There were severe problems to overcome. The oxygen had to be prevented from coming into contact with any of the lubricants in the torpedo mechanism, to avoid the risk of explosion. More serious were the explosions which occurred in the engine combustion chambers as soon as the oxygen and kerosene fuel were injected. The design team overcame this hazard by starting the torpedo on compressed air, stored in a ‘first air bottle’ and only then gradually changing over to pure oxygen. They succeeded in producing a working torpedo, which was designated the Type 93, from the year 2593 in the Japanese calendar when the design was finalised.

The Type 93 oxygen-fuelled engine produced 520 horsepower at 1200rpm, compared with the 240hp of the British 24.5in and the 320hp of the initial Mark VIII. It could run at 49 knots for 20,000m (22,000yds), an exceptional performance. At 36 knots it would reach out to a phenomenal 40,000m (44,000yds). It carried a 490kg (1078lbs) warhead, capable of inflicting devastating damage. And it was practically wakeless.
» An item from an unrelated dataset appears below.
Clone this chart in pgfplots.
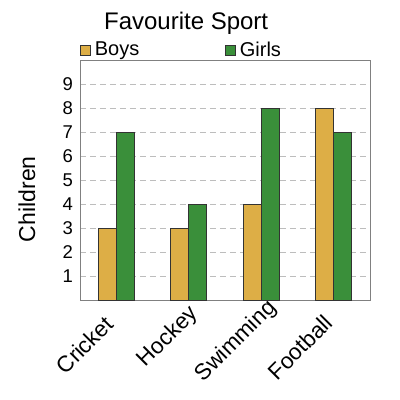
\documentclass[border=0pt]{standalone}
\usepackage{pgfplots}
\pgfplotsset{compat=1.18}
\usepackage{fontspec}
\setmainfont{Liberation Sans}

\definecolor{boys}{HTML}{DDAE46}
\definecolor{girls}{HTML}{3A8F3A}
\definecolor{axisgray}{HTML}{808080}
\definecolor{gridgray}{HTML}{BDBDBD}

\begin{document}
\begin{tikzpicture}[x=1pt,y=1pt]
\useasboundingbox (0,0) rectangle (400,400);
\begin{axis}[
    at={(80pt,100pt)}, anchor=south west,
    scale only axis,
    width=290pt, height=240pt,
    ybar=0pt, bar width=18pt,
    xmin=-0.5, xmax=3.5,
    ymin=0, ymax=10,
    xtick=data,
    xticklabels={Cricket,Hockey\kern-16pt,Swimming\kern-24pt,Football\kern-2pt},
    ytick={1,2,...,9},
    major tick length=0pt,
    ymajorgrids=true,
    grid style={gridgray, dash pattern=on 6pt off 4pt, line width=0.8pt},
    axis line style={axisgray, line width=0.8pt},
    /pgf/number format/assume math mode=true,
    yticklabel style={font=\fontsize{18.5}{20}\selectfont, inner xsep=7pt},
    xticklabel style={font=\fontsize{22.5}{24}\selectfont, rotate=45, anchor=north east, inner sep=0pt, yshift=-1pt, xshift=-19pt},
    ylabel={Children},
    ylabel style={font=\fontsize{23}{26}\selectfont, at={(axis description cs:-0.183,0.42)}, anchor=center},
    title={Favourite Sport},
    title style={font=\fontsize{24}{28}\selectfont, at={(axis description cs:0.366,1)}, anchor=base, yshift=25pt},
    legend columns=2,
    legend image code/.code={\draw[#1] (0pt,-5pt) rectangle (10pt,5pt); \path (12pt,0pt);},
    legend style={at={(axis description cs:0,1)}, anchor=south west, draw=none, fill=none,
        inner sep=0pt, yshift=0pt, font=\fontsize{20}{22}\selectfont,
        /tikz/every even column/.append style={column sep=84pt}},
]
\addplot[fill=boys, draw=black!80, line width=0.6pt] coordinates {(0,3) (1,3) (2,4) (3,8)};
\addplot[fill=girls, draw=black!80, line width=0.6pt] coordinates {(0,7) (1,4) (2,8) (3,7)};
\legend{Boys,Girls}
\end{axis}
\end{tikzpicture}
\end{document}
To profit fully from its deadly characteristics the IJN introduced power-reloading gear to their large fleet destroyers, following the provision of multiple reloads on board their cruisers.

Since the Japanese had previously had difficulty in forging the air vessels required for their licence-built Whiteheads, they constructed a special 4000-ton press to forge the body and after end of the flasks for the Type 93 out of steel billets. The air flask forward end cover was fixed with a large copper washer, the internal pressure keeping the joint gas-tight, and the arrangement proved extremely satisfactory.

The Type 93 was too large to be carried in submarines, so a smaller 21in oxygen torpedo was designed for them in 1935, the Type 95. It could run at 49 knots for 9000m (9840yds) and at 45 knots it reached out to 12,000m (13,000yds). The Type 95 carried a 405kg (891lbs) warhead. In 1943 the Model 2 would carry a warhead of 550kg (1210lbs). The Type 95 first air bottles often leaked, and while in the tubes on cruisers and destroyers it was a simple matter to verify the pressure of their oxygen-fuelled torpedoes at regular intervals and, if necessary, top it up, in a submarine this was not so easy, a factor leading to the electric Type 92 being resuscitated.